“I have a Level 2” can mean very different things. One person may have a classroom Diploma. Another may have a competence-based NVQ built from real work evidence. Employers hear those two things differently, because one shows knowledge and the other shows workplace performance.
The key difference between classroom knowledge and workplace competence, and why it matters for getting hired.
The Diploma: knowledge and workshop practice
A Level 2 Diploma is usually the college-style route. It teaches the underpinning knowledge: pipe materials, cold water, hot water, central heating, drainage, health and safety, tools and basic practical tasks. It is useful, and for many people it is the right first step.
The catch is that a Diploma does not automatically prove you can work productively on real jobs. A training bay is controlled. A real site is messy, timed, supervised and full of other trades, customers, access issues and mistakes to avoid.

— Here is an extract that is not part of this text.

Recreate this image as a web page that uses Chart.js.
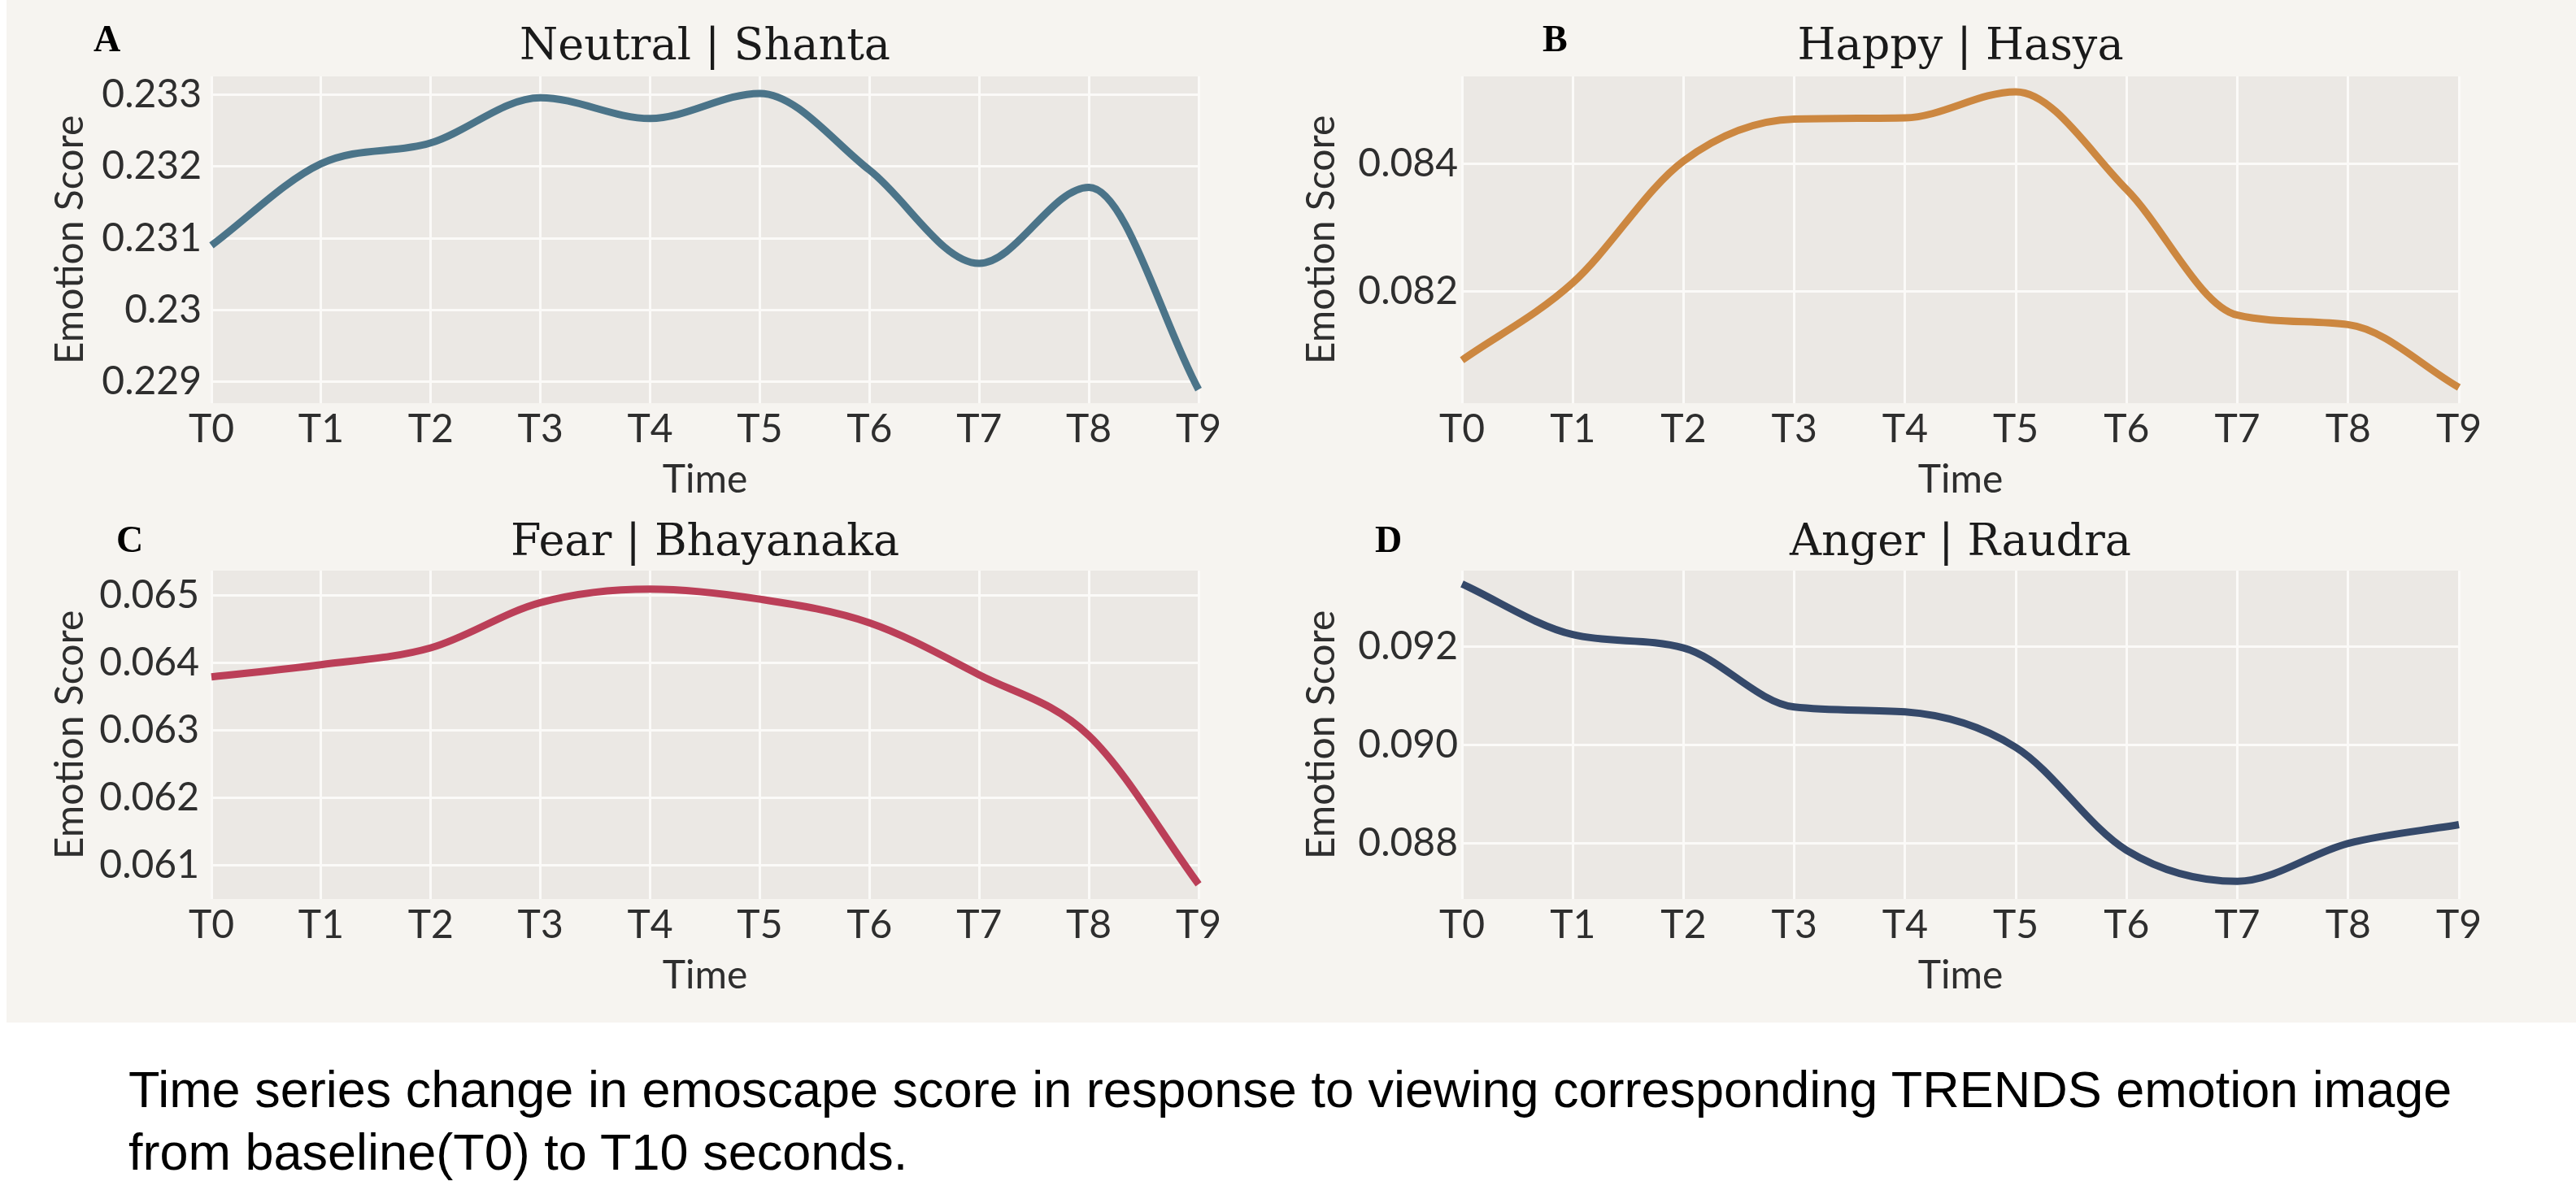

The NVQ: competence in real work
An NVQ-style competence qualification is about evidence from the workplace. It shows that you can carry out plumbing work in real conditions, following the right process and standard, not just answer theory questions or complete a simulated task.
- You need actual work to evidence, normally under supervision.
- An assessor checks that the evidence matches the qualification requirements.
- Photos, witness testimony and site visits may all be part of the portfolio.
- This is why “guaranteed NVQ” claims are weak if no real placement exists.
Why employers care
A small firm is not just buying a certificate; it is buying someone who can help rather than slow the job down. The Diploma says you have learned the basics. The NVQ says you have applied them at work. That is why the on-site part carries so much weight.
How the route normally fits together
- Start with the knowledge if you are new: college, apprenticeship or a structured training route.
- Get onto site as early as possible: apprentice, mate, improver, labourer, maintenance assistant or supervised work placement.
- Build the competence evidence while doing real jobs.
- Use revision to make the theory easy, so your attention on site can go to safe work and judgement.
The bottom line
The Diploma is not pointless, and the NVQ is not magic. They answer different questions. The Diploma asks: do you understand the trade? The NVQ asks: can you do the work competently in real conditions? If you want the qualification to mean something to employers, plan for both from the start.